Samuel Ramani, a Russia foreign policy expert affiliated with Oxford University, said Bout is a great strategic gain for the Kremlin – particularly in places like the Democratic Republic of the Congo, where the Kremlin-linked paramilitary Wagner Group has been trying to garner political influence since 2019, although without much success.

Bout was a fixture in the Congo during a series of civil wars around the turn of the century, supplying various rebel factions as well as President Mobutu Sese Seko, his personal friend. Bout sent a plane to evacuate Mobutu when rebels descended upon his palace.
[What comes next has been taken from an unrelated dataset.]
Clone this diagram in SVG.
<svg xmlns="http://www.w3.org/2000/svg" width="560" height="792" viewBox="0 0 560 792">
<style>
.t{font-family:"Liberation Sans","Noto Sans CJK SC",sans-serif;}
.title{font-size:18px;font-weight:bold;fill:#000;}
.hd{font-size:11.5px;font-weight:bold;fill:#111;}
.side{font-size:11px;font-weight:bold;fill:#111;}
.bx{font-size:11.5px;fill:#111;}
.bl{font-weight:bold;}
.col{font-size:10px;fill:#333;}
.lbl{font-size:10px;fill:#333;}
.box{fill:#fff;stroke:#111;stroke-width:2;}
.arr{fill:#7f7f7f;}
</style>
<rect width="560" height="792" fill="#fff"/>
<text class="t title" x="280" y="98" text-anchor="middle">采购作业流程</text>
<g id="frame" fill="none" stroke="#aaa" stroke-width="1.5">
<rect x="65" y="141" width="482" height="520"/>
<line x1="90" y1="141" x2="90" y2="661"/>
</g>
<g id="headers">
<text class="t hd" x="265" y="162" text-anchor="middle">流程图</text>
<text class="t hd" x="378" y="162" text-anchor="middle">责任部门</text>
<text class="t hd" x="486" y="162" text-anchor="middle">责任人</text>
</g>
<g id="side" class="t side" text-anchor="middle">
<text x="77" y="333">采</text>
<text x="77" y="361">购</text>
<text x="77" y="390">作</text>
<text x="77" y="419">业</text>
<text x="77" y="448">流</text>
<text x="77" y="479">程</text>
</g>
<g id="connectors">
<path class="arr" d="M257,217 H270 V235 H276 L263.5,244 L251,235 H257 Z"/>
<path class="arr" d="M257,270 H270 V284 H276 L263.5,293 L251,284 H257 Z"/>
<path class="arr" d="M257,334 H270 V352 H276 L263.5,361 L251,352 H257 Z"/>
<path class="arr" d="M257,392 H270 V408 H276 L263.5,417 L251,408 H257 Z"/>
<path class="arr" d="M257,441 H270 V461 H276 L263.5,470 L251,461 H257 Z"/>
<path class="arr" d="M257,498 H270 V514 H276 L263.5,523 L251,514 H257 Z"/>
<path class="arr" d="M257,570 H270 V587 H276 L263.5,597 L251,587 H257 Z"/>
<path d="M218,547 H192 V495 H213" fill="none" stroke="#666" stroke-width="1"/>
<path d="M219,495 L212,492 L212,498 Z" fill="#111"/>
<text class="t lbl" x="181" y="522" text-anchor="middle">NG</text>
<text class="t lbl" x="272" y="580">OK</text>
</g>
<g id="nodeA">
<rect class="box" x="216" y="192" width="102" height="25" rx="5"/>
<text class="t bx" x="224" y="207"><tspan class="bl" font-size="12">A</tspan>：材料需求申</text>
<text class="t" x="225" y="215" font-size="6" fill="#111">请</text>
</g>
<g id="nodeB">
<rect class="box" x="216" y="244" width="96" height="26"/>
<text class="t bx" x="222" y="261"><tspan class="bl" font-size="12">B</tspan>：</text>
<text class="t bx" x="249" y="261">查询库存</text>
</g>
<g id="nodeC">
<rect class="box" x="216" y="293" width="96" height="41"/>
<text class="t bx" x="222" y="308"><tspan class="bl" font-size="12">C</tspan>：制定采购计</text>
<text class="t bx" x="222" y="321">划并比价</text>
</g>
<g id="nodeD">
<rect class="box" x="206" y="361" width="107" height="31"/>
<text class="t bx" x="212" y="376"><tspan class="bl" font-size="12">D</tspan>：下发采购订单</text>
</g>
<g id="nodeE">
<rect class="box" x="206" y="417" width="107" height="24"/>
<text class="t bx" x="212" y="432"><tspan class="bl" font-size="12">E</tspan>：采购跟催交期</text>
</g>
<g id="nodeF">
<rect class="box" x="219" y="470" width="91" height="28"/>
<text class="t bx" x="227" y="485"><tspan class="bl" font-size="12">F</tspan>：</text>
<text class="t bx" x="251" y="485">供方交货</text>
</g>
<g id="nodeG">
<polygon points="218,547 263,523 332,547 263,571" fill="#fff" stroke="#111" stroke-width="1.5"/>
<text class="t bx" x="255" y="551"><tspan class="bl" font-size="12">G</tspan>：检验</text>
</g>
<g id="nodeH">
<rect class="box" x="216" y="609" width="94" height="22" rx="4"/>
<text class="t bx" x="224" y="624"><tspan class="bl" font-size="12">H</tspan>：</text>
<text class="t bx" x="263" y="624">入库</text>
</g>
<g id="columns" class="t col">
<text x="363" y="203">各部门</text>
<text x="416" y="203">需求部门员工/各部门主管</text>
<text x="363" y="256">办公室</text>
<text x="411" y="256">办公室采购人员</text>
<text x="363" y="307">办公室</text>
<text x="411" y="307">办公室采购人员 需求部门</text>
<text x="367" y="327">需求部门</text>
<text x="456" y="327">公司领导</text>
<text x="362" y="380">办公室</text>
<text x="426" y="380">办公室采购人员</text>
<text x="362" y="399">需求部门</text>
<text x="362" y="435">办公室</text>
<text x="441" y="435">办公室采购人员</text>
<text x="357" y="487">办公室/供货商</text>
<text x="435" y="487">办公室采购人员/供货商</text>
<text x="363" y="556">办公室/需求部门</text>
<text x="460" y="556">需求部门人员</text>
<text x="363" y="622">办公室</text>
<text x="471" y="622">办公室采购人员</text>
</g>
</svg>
Ramani suggested that Bout’s expertise could also be helpful in helping Russia evade tightening international sanctions and maintaining trade flows in the increasingly hostile international environment.

But Douglas Farah, a U.S. national security consultant and author of a book exposing Bout’s trafficking empire, thinks there is no way Bout can resume arms trafficking.
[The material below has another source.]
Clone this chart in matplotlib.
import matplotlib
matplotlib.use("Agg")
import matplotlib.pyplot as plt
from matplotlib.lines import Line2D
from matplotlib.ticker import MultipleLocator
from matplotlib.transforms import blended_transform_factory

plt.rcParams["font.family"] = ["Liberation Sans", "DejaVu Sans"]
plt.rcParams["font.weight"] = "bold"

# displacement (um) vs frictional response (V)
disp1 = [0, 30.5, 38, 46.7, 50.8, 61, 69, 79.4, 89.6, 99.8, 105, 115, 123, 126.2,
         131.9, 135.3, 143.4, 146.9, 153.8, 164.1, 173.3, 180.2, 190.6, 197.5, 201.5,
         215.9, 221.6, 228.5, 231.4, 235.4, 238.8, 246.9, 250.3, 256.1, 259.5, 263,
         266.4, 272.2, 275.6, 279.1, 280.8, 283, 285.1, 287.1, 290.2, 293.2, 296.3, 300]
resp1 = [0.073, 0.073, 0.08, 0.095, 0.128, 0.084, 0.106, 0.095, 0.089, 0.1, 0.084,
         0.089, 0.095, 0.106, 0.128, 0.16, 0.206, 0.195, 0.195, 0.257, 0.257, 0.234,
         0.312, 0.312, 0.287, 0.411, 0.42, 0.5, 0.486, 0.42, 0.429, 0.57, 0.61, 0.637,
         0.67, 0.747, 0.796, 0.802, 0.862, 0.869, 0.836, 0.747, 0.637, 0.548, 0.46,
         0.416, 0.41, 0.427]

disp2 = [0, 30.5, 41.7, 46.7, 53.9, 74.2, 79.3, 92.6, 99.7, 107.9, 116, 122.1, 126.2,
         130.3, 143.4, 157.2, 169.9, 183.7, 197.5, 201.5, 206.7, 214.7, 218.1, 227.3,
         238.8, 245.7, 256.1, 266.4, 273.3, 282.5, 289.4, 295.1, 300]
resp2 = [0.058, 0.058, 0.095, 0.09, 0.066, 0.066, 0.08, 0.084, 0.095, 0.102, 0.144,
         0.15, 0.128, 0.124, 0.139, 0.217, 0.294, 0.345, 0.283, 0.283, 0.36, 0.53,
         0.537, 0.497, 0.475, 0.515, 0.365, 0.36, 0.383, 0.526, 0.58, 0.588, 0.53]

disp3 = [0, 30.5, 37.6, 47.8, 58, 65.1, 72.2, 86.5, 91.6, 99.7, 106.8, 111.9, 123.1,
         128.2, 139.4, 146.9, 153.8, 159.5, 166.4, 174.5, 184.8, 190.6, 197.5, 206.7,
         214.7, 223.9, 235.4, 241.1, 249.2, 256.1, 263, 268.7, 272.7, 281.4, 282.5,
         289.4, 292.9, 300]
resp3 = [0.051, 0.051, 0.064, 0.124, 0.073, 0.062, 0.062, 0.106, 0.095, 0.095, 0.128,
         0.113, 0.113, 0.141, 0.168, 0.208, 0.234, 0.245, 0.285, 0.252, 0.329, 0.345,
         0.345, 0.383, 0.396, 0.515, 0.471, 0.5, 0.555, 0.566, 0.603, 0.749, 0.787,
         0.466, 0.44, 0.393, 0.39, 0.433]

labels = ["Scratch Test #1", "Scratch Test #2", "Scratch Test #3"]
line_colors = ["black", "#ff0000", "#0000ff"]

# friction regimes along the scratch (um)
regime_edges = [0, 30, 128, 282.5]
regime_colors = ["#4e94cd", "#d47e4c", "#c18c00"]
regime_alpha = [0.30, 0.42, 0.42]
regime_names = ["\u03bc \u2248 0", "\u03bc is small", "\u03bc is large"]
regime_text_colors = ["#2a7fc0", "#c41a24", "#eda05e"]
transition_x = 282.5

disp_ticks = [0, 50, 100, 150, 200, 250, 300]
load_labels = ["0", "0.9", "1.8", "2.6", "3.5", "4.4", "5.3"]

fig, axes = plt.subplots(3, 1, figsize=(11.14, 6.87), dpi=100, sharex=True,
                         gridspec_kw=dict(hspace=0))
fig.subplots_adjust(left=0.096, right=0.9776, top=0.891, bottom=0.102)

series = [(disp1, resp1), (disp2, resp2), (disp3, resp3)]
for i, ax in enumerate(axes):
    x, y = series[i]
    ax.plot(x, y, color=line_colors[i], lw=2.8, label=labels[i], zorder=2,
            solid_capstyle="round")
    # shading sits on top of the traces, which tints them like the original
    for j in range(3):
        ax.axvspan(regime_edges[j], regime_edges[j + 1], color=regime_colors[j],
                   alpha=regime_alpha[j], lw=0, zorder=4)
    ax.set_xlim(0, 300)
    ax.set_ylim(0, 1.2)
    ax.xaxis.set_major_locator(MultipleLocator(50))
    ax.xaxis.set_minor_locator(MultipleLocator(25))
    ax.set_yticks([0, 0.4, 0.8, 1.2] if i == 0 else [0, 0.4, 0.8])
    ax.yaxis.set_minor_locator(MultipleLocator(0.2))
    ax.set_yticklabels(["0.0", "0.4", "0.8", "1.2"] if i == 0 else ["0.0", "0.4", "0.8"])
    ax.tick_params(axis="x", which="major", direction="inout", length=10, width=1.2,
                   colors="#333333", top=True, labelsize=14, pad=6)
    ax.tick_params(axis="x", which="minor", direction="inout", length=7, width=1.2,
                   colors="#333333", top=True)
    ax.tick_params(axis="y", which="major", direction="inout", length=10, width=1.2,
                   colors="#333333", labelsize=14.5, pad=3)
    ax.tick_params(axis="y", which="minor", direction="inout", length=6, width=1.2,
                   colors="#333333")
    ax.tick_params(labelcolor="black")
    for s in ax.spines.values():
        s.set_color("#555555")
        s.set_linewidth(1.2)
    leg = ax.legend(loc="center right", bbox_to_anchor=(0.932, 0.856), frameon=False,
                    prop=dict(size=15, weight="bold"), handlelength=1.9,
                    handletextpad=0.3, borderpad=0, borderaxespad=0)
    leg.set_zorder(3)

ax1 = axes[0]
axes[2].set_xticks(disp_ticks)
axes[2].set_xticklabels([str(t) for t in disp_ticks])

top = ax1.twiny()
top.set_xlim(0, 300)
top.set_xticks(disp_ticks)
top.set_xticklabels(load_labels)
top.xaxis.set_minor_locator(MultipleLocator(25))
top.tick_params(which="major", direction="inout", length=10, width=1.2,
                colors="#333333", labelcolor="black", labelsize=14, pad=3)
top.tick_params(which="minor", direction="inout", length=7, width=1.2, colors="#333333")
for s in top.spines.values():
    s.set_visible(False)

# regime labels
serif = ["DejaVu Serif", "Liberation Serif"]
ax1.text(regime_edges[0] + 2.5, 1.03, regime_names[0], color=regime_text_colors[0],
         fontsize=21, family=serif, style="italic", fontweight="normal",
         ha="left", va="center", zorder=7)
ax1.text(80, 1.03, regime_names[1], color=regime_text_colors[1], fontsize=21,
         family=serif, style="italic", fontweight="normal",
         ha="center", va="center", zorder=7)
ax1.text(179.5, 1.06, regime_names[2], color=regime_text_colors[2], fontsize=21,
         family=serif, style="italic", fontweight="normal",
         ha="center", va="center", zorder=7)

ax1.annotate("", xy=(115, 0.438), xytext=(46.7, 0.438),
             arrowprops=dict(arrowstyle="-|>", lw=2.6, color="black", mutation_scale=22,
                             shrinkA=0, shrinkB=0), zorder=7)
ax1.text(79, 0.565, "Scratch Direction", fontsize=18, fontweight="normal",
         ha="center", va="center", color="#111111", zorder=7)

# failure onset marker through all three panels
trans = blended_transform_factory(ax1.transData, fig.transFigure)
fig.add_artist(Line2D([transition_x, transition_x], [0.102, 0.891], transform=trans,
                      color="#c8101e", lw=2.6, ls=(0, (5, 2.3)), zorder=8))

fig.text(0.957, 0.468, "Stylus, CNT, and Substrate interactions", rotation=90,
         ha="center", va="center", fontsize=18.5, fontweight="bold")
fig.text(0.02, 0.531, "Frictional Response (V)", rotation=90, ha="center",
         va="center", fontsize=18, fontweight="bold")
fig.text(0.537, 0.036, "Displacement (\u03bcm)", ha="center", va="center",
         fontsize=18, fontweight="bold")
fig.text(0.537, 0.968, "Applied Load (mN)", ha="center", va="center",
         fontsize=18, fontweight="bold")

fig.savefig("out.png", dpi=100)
“He has been cut off from everything for too long,” Farah said, pointing out even before the fatal trip to Thailand, Bout’s empire was shrinking because of multiple international arrest warrants and Putin’s consolidation of power and he was mostly staying in Moscow. “All the players he had trusted relationships with, be it Muammar Gaddafi in Libya, Charles Taylor in Liberia or Ahmad Shah Massoud in Afghanistan, are now gone and he cannot provide much in terms of actual knowledge of how things operate,” Farah added.

Moreover, he can no longer operate in the shadows. “The business was very personal. He personally dealt with Charles Taylor, Jonas Savimbi, Mobutu, flew to the countryside, took his helicopters up. But he is so well known now that he just cannot sneak into a place anymore,” said Farah.

Farah indicated that Bout is much more likely to turn to politics instead. “He is charismatic and very good on TV, calm, measured, sounding very plausible, and Putin has been consistently promoting people disliked by the U.S. to positions of power and visibility.”

Yet, Bout has beaten many odds in his life. “He is an incredibly smart and clearly very strong individual,” said Farah. “You could say it is not very plausible for him to come back but on the other hand, he had a remarkable career and none of it was plausible.”